Mira de frente, con la cabeza alta. Digna, entera. Se quita las gafas sin pudor mostrando los años que han ido pasando, uno a uno. Poco a poco, muchos. Esos días que caían en olvido. Ese bajón, esa falta de memoria mezclada con extrañas sensaciones, con vagos relámpagos que le dejaban mal sabor de boca, un regusto amargo de que algo estaba pasando.
Y no hay explicación a ese vacío. Acude junto a su fiel esposo una y mil veces al médico, que nunca encuentra motivo. Le pregunta a él que solícito responde preocupado, como no puede ser de otra manera, por la salud de su querida esposa con la que lleva conviviendo casi 50 años.
Y así pasa una década, en la que se adentra en los setenta. Ajada y un poco despistada, ya con achaques de los que inculpa a un inoportuno Alzheimer que va sobrellevando con los cuidados de él y sus hijos. Pero siempre digna y serena. Piensa que tiene una buena vida, la que soñaba para su madurez. Rodeada de los suyos, sin estridencias pero feliz.
Una extraña llamada de la policía, el arresto sorpresivo del buen esposo con un chocante motivo, grabar debajo de las faldas a las chicas en el supermercado. No da crédito, no es posible. Y el agente insiste en que debe acudir, algo de unos vídeos que ella no quiere ver, no quiere reconocer a su compañero en ese viejo verde que busca las bragas de las jovencitas. Será un mal día, serán los años, ya están mayores. Pero vuelven a llamarla, debe acudir sin falta. Se resiste, lo atrasa, no quiere ver al malvado. Por fin va. Pero no son chicas, es ella, con decenas de hombres encima, a veces dos o tres juntos. Jóvenes, viejos, vecinos, extraños, el vendedor de seguros, el bombero, un abogado, dos maestros, cuatro jubilados, seis del pueblo de al lado, ocho del de más allá. Cientos que le parecen millones. Horas y horas de imágenes. Violada, ultrajada, sin conocer ni reconocerse. Esos vacíos, esas lagunas, esos malos sueños. Esas visitas al médico siempre acompañada por él. El, siempre él. ¿Amado? ¿Cincuenta años?
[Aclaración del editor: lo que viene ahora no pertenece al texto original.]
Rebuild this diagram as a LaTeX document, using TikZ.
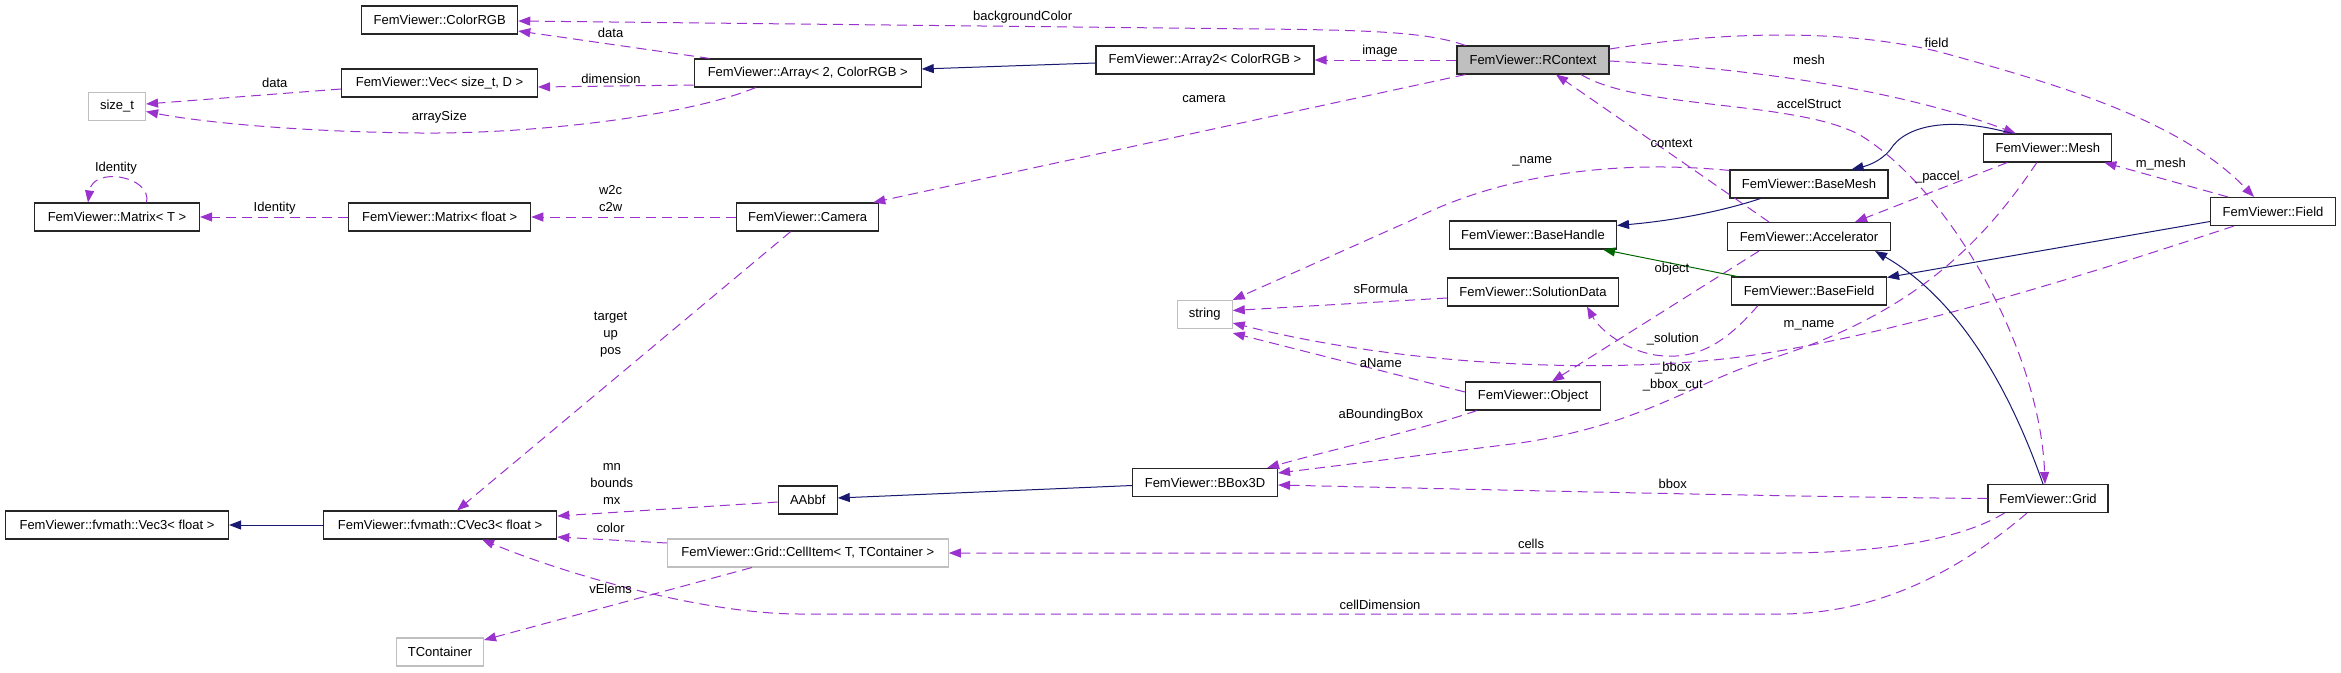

Ese hombre que se siente fuerte cuando le suministra la droga, la publicita para que vengan a su propio hogar, a su cama a quebrarla. El da las instrucciones a los hombres, la graba, lo guarda y lo visiona. Disfrutando de que su querida esposa es violada reiteradamente por extraños que conocen su inconsciencia. Ahora se preguntan por esos ojos cerrados. ¿O quizás los abrió un poco..? ¿Esa es su defensa? Solo dos lo reconocen y solo uno le ha pedido perdón. Hay quien pensaba que estaba muerta. Alegan malas experiencias en su infancia, traumas, enfermedades mentales. El horror hecho vecino con rostro de fiel esposo.
Y él sigue mostrándose poderoso, los acusa a todos. Comparte su maldad para sentirse menos responsable. Los nazis y Hitler enseñaron mucho al mundo de repartir culpas.
Ella ha acudido todos los días a las sesiones del juicio sin taparse y mirando de frente. Él se resistió, achaques varios que le impedían estar. Más de cincuenta hombres tapados con gorras, capuchas, mascarillas para que los vecinos no los reconozcan como lo que son, criminales, violadores. ¿Quién es capaz de crear esa estructura del mal? Con frialdad y durante años y años.
Sólo ella hace que merezca mi atención el relato. Porque es digna, y quiere ser ejemplo. Para que ninguna mujer se avergüence de ser víctima de una agresión sexual. Para que ninguna sienta que debe esconderse, para eso se esfuerza. Violada por más de 50 hombres y más de 50 veces por su marido. La cabeza firme, sin rastro de ese alzheimer que la comía. Serena.
No sabes el ejemplo que eres. Para todas. Siente mi abrazo y admiración. Contigo he aprendido lo que es la dignidad.